Seen by the Water: Marlene Creates and Fogo Island
by Anna Kovler
For Marlene Creates, the landscape is not simply something we look at and represent. It is also something that looks back at us. That her exhibition takes place on Fogo Island in Newfoundland makes this reciprocal looking even more emphatic. It is nearly impossible to exert one’s will over nature here, even in the imagination. As a glacially formed island, Fogo exerts a presence that humbles the most self-assured visitor. Here an ancient metamorphic rock-bed meets gusting winds, low shrubs, countless ponds, arctic drift ice, and acres of undeveloped Crown land.
Walking into the Fogo Island Gallery we see large photographs of a particular spot on Creates’ Newfoundland property at different times of the year, snapshots of wild animals at the same location, and self-portraits taken by the artist with a camera submerged underwater in the river that flows through her forest. Looking up through the river, Creates’ face appears warped and wonky, melting into the trees behind her, morphed by the effect of water on the camera’s lens. As the water sees it, a woman is not much different than the trees, sky, and landscape of which she is a part.
Belonging to the land, even when it’s harsh, is a sense that runs deep through Fogo Island’s mythology. From songs describing the near-death trials of fishers and sealers to more recent struggles to revive a community hit hard by the collapse of the cod fishery in 1992, the commitment to living on Fogo, like the rocks that reign here, is monumental. The Fogo Island Inn – a white, angular modern structure the size of a ship – houses the Fogo Island Gallery and was designed by Newfoundland architect Todd Saunders and staffed by local residents. Founded by Zita Cobb, who was born on the island, the Inn belongs to a wider resilience initiative that includes an artist residency, lending fund for small businesses, heritage building preservation, and a furniture business.

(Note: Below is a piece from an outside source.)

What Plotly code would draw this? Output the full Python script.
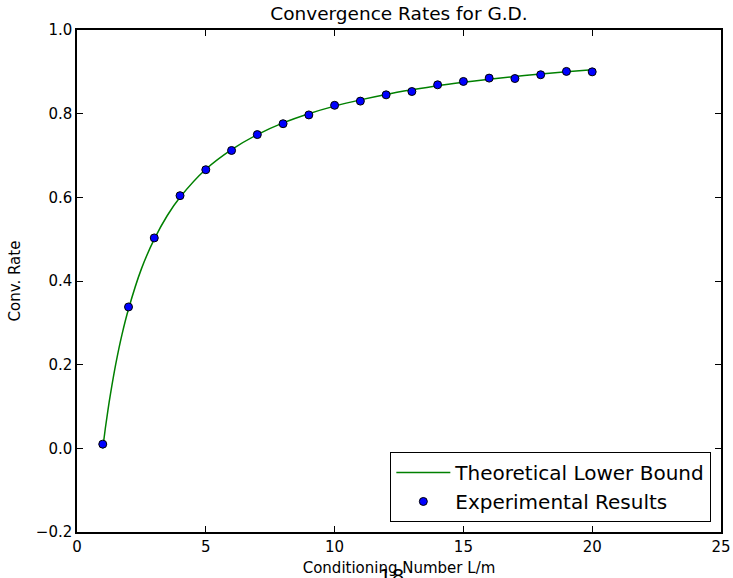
import plotly.graph_objects as go

# Data
theory_x = [1, 1.1, 1.2, 1.3, 1.5, 1.75, 2, 2.5, 3, 3.5, 4, 5, 6, 7, 8, 9, 10,
            11, 12, 13, 14, 15, 16, 17, 18, 19, 20]
theory_y = [0.0, 0.048, 0.091, 0.13, 0.20, 0.273, 0.333, 0.429, 0.5, 0.556, 0.6,
            0.667, 0.714, 0.75, 0.778, 0.8, 0.818, 0.833, 0.846, 0.857, 0.867,
            0.875, 0.882, 0.889, 0.895, 0.9, 0.905]

exp_x = [1, 2, 3, 4, 5, 6, 7, 8, 9, 10, 11, 12, 13, 14, 15, 16, 17, 18, 19, 20]
exp_y = [0.01, 0.338, 0.503, 0.604, 0.666, 0.712, 0.75, 0.776, 0.797, 0.82,
         0.83, 0.845, 0.853, 0.869, 0.877, 0.885, 0.884, 0.893, 0.901, 0.900]

x_ticks = [0, 5, 10, 15, 20, 25]
y_ticks = [-0.2, 0.0, 0.2, 0.4, 0.6, 0.8, 1.0]
y_tick_text = ["\u22120.2", "0.0", "0.2", "0.4", "0.6", "0.8", "1.0"]

FONT = "DejaVu Sans, Liberation Sans, sans-serif"

fig = go.Figure()
fig.add_trace(go.Scatter(
    x=theory_x, y=theory_y, mode="lines", line=dict(color="#008000", width=1.5, shape="spline"),
    name="Theoretical Lower Bound"))
fig.add_trace(go.Scatter(
    x=exp_x, y=exp_y, mode="markers",
    marker=dict(color="#0000ff", size=8, line=dict(color="black", width=1)),
    name="Experimental Results"))

axis_common = dict(
    showgrid=False, zeroline=False, showline=True, linecolor="black", linewidth=1.5,
    mirror="ticks", ticks="inside", ticklen=6, tickcolor="black", automargin=False,
    tickfont=dict(family=FONT, size=15, color="black"),
)

fig.update_layout(
    width=733, height=578,
    margin=dict(l=77, r=12, t=30, b=46),
    paper_bgcolor="white", plot_bgcolor="white",
    font=dict(family=FONT, color="black"),
    title=dict(text="Convergence Rates for G.D.", x=0.5, xref="paper", xanchor="center",
               y=1 - 14 / 578, yref="container", yanchor="middle", automargin=False,
               font=dict(family=FONT, size=18.5, color="black")),
    xaxis=dict(range=[0, 25], tickvals=x_ticks, ticktext=[str(v) for v in x_ticks],
               title=dict(text="Conditioning Number L/m", standoff=8,
                          font=dict(family=FONT, size=15, color="black")),
               **axis_common),
    yaxis=dict(range=[-0.2, 1.0], tickvals=y_ticks, ticktext=y_tick_text,
               title=dict(text="Conv. Rate", standoff=12,
                          font=dict(family=FONT, size=15, color="black")),
               **axis_common),
    legend=dict(x=0.985, y=0.02, xanchor="right", yanchor="bottom",
                bgcolor="white", bordercolor="black", borderwidth=1,
                font=dict(family=FONT, size=20, color="black"),
                itemwidth=54, tracegroupgap=0),
    showlegend=True,
)

fig.add_annotation(text="18", xref="paper", yref="paper", x=0.488, y=-0.06,
                   xanchor="center", yanchor="top", showarrow=False,
                   font=dict(family=FONT, size=20, color="black"))

fig.write_html("out.html", config={"displayModeBar": False},
               post_script="document.body.style.margin='0px';document.body.style.overflow='hidden';")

Seeing a place remotely through photographs has never been easier, but what people who live on or visit Fogo want is to be seen by it. Creates captures this desire when she plunges her camera down into the frigid water season after season, blurring her own image and distinct identity in the process. This is a landscape people learned to fit into rather than re-make or mould. But it is not all tumultuous storms and rock sheets here. As the icebergs melt and crack in the summer heat, a constant gentle breeze sways the blueberry bushes and wildflowers, and the doors on the colorful clapboard houses creak.
Marlene Creates, “To The Blast Hole Pond River” is on view at the Fogo Island Gallery from May 18- October 15, 2017. Curated by Alexandra McIntosh and Nicolaus Schafhausen.